Changing Power Steering Fluid
Just like your cars engine and transmission the power steering system on your car needs to have its fluid checked regularly and changed for best operation.
Normally there won’t be a filter that needs to be replaced but flushing out the system can be a difficult process depending on your cars location of the pump.
There are a variety of different types of Power Steering Fluid so do not just grab a bottle off the shelf and pour it in your pump. Some systems use a glycerin fluid that is clear and others use transmission fluid.
BEFORE YOU START make sure you have checked with your car’s manufacturers parts counter for specifics on what type to use. Often they will recommend their own brand but ask for an equivalent. For Honda’s specifically almost everyone will say fork over the extra few dollars for Official Honda Fluid. It has the special sauce in it.
Remove the return line on the pump and place it in a bucket or other catch container. You will need a small piece of line with a plug to attach to the pump to seal off the return line opening or check your manual for exact details.
Do not let the fluid drip on your belts or slipping will occur if it gets on painted surfaces it will damage the paint so clean up immediately do not wait until you are done the job.
Run your vehicle and have someone turn the steering wheel from one side to the other and the old fluid will be drained. Do not force the steering wheel to the lock or very end of its turning ability or this could cause damage.
While you are doing this you should be adding new fluid so the pump will force all the old fluid out of the lines. Depending on your power steering fluid type you may have a colorless or red fluid.

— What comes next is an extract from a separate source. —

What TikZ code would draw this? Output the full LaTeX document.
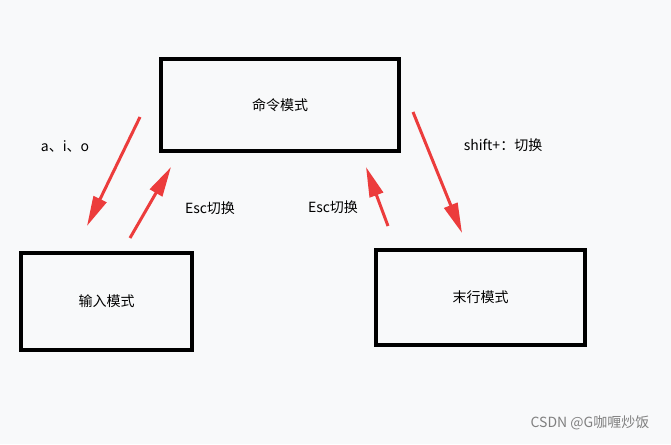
\documentclass[tikz,border=0pt]{standalone}
\usepackage{fontspec}
\setmainfont{Noto Sans CJK SC}
\usetikzlibrary{arrows.meta}
\definecolor{bgcol}{RGB}{248,249,250}
\definecolor{arrcol}{RGB}{236,60,60}

\begin{document}
\begin{tikzpicture}[x = 1pt, y = -1pt,
                    mode/.style = {draw, line width = 4pt, inner sep = 0pt, font = \fontsize{14pt}{16pt}\selectfont},
                    jump/.style = {draw = arrcol, line width = 3pt, -{Triangle[length = 30pt, width = 14pt]}},
                    tip/.style = {font = \fontsize{14pt}{16pt}\selectfont}]

\fill[bgcol] (0,0) rectangle (671,444);
\useasboundingbox (0,0) rectangle (671,444);

% the three modes
\node [mode, minimum width = 238pt, minimum height = 92pt] (cmd) at (280,105) {命令模式};
\node [mode, minimum width = 171pt, minimum height = 97pt] (input) at (106.5,301.5) {输入模式};
\node [mode, minimum width = 209pt, minimum height = 95pt] (last) at (480.5,297.5) {末行模式};

% arrow ends
\coordinate (a1) at (140,117);
\coordinate (b1) at (87,226);
\coordinate (a2) at (130,238);
\coordinate (b2) at (171,167);
\coordinate (a3) at (388,226);
\coordinate (b3) at (366,167);
\coordinate (a4) at (413,112);
\coordinate (b4) at (462,233);

\draw [jump] (a1) -- (b1);
\draw [jump] (a2) -- (b2);
\draw [jump] (a3) -- (b3);
\draw [jump] (a4) -- (b4);

% labels
\node [tip] (l1) at (65,146) {a、i、o};
\node [tip] (l2) at (210,208) {Esc切换};
\node [tip] (l3) at (333,207) {Esc切换};
\node [tip] (l4) at (503,145) {shift+：切换};

\node [tip, text = gray] (mark) at (590,423) {CSDN @G咖喱炒饭};
\end{tikzpicture}
\end{document}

Dirty fluid looks black or a dark red.
Once the fluid flows out of the return line looking as clean as you are pouring in then you have flushed the system.
Reconnect the power steering return line to the pump and allow the car to sit for 15 minutes.
Check the level of the power steering and add any fluid as needed.
If necessary clean all power steering fluid off of painted surfaces. It will damage paint. Also clean any belts that may have got fluid on them with a can spray cleaner.
Apply belt dressing if necessary.
The final step is removing air from the system.
With the pump reservoir filled turn the steering wheel lock to lock about 10 times and air should be removed from the system.
Allow the car to sit again for about 15 minutes and recheck the fluid level.
If you see bubbles in the fluid allow the car to sit for a longer period of time until they are no longer present before driving.
Check the fluid level and for any leaks during the next few days.